Let $f:X \to Y$ be a continuous function between continua. If $f$ is atomic then int $(f (U)) \neq \emptyset$ (interior).
I don't know if this conjecture is true. Before presenting my attempt, I will recall some definitions.
- A map $f : X \to Y$ between continua is said to be atomic if it is surjective and for every subcontinuum $K$ of $X$ such that $f (K)$ is nondegenerate, we have that $K = f ^{−1}(f (K))$.
- A map $f : X \to Y$ between continua is atomic if and only if $f ^{−1}(y)$ is a terminal subcontinuum in $X$ for each $y \in Y$ .
My attempt:
I first demonstrated the following.
Lemma 1: Let $f:X \to Y$ be a continuous function between continua. If $U$ is an open of $X$ and $f^{-1} (y) \subseteq U$ for some $y \in Y$, then $y \in $ int$f(U)$.

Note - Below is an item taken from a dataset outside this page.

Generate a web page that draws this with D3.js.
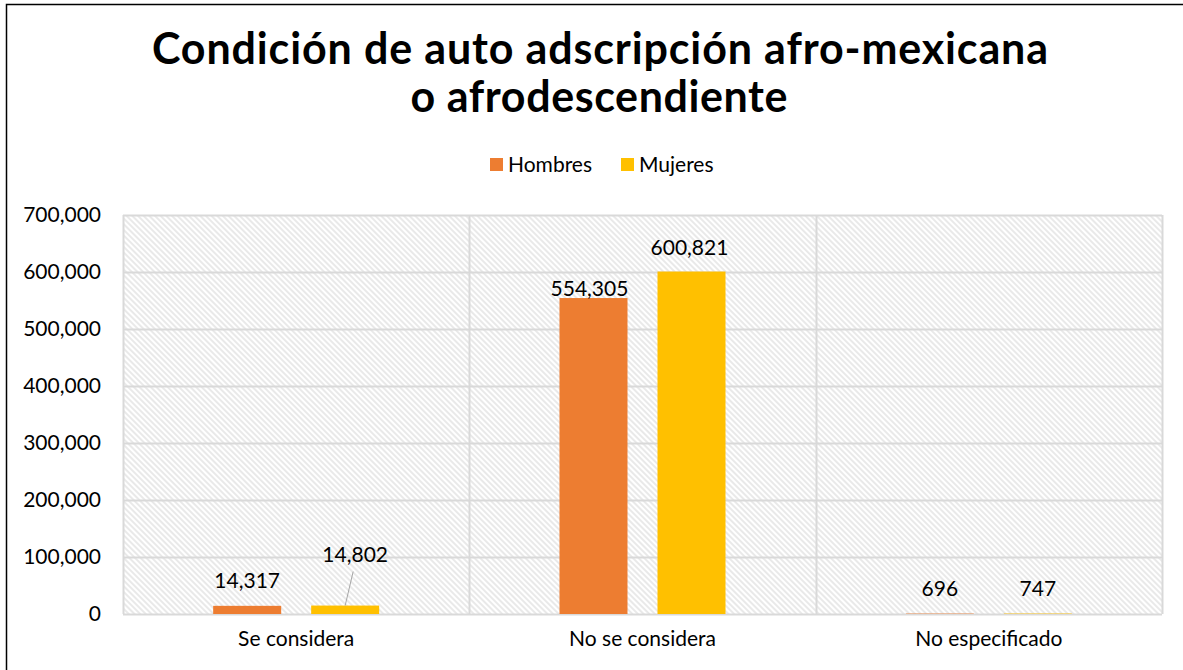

Now if i will start my attempt
Let $U$ be an open of $ X $. Let $ L $ be a nondegenerate continuum of $ X $ such that $L \subseteq U$.
- If $|f(L)|>1$.
Let $y \in f(L)$, then $f^{-1}(y) \subseteq f^{-1}(f(L))$. Since $f$ is atomic then $L =f^{-1}(f(L))$, thus $f^{-1}(y) \subseteq f^{-1}(f(L))=L \subseteq U$. Therefore, by Lemma 1, $y \in $ int$f(U)$.
- If $|f(L)|=1$.
This case I have not been able to prove it.
Any ideas or a counterexample? Thank you so much.